Tony Delap, Modern Times III, 1966
Wood, fiberglas and lacquer, 32 x 84 x 38 inches
March 7 – April 4, 2009
Pushing the edges, often literally, of his primary disciplines, artist Tony DeLap has dedicated close to half a century to exploring the seam between sculpture and painting, merging the boarders of architecture, design and art, reducing to the most basic expression of form, shape, scale and color, while remaining devoted to the search for beauty in the creation of a simple object.

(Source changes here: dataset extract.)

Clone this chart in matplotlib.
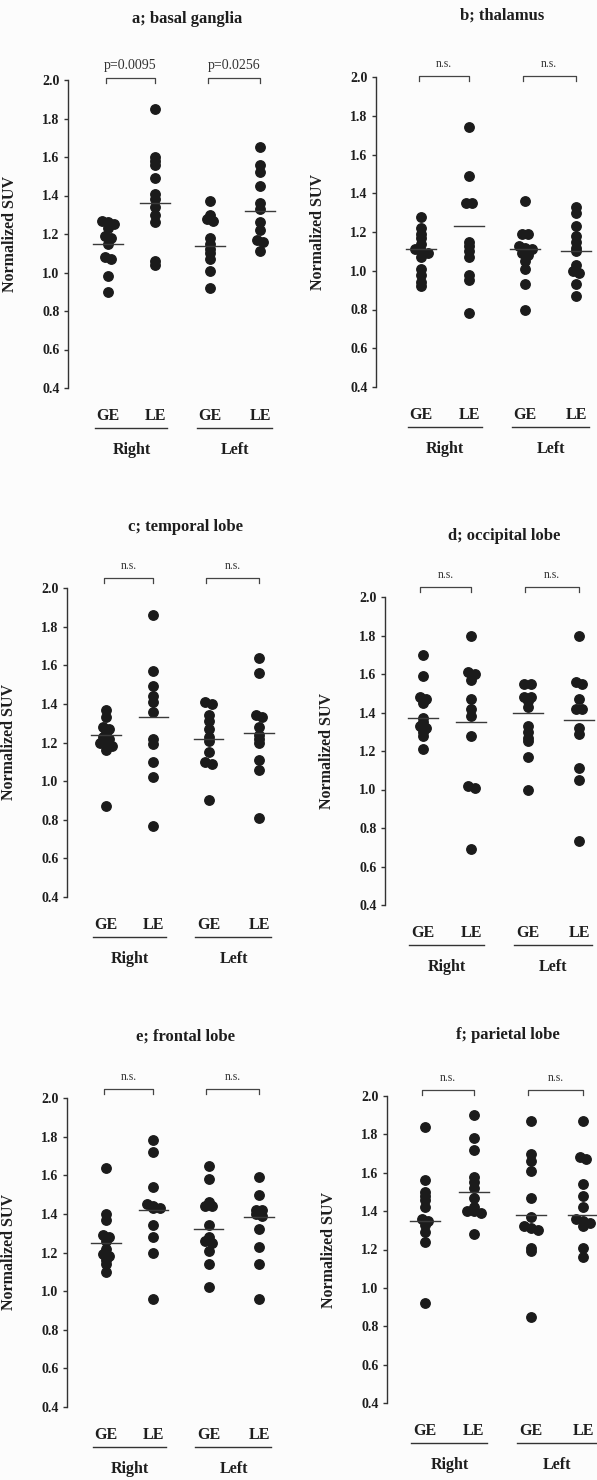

West Coast minimalist, Tony DeLap has been an inspiration and mentor to some of California’s most revered artists. Bruce Nauman, James Turrell and John McCracken all blossomed under his tutelage. Along with artists such as Ellsworth Kelly, Tony DeLap has set the path for generations of reductive artists, embracing the principles of limited color, geometry, precise craftsmanship, and intellectual rigor.

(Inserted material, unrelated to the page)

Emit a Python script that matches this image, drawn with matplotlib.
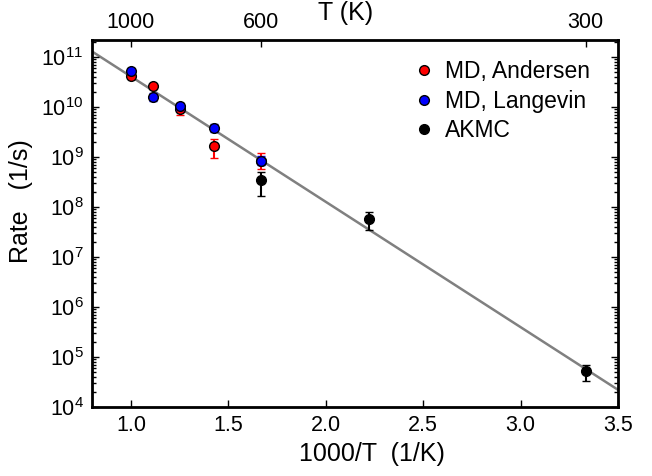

Work by Tony DeLap is included in the collections of The Museum of Modern Art in New York, The Whitney Museum of American Art, The Tate Gallery in London, The Guggenheim Museum, The Hirshhorn Museum in Washington as well as many other prestigious institutions world wide. Along with numerous solo exhibitions, DeLap was included in several of the defining exhibitions of the mid century including; “Primary Structures” (The Jewish Museum, New York) “American Sculpture of the Sixties” (Los Angeles County Museum of Art) and “The Responsive Eye” (The Museum of Modern Art in New York)
Royale Projects presents “TONY DELAP: modern times” (the title taken from a sculpture created in 1966 that anchors the exhibition), a brief survey of paintings, drawings, and sculptures from the sixties through the current decade that expose how Tony DeLap continues to redefine “modern” by tweaking and mutating formalist ideals.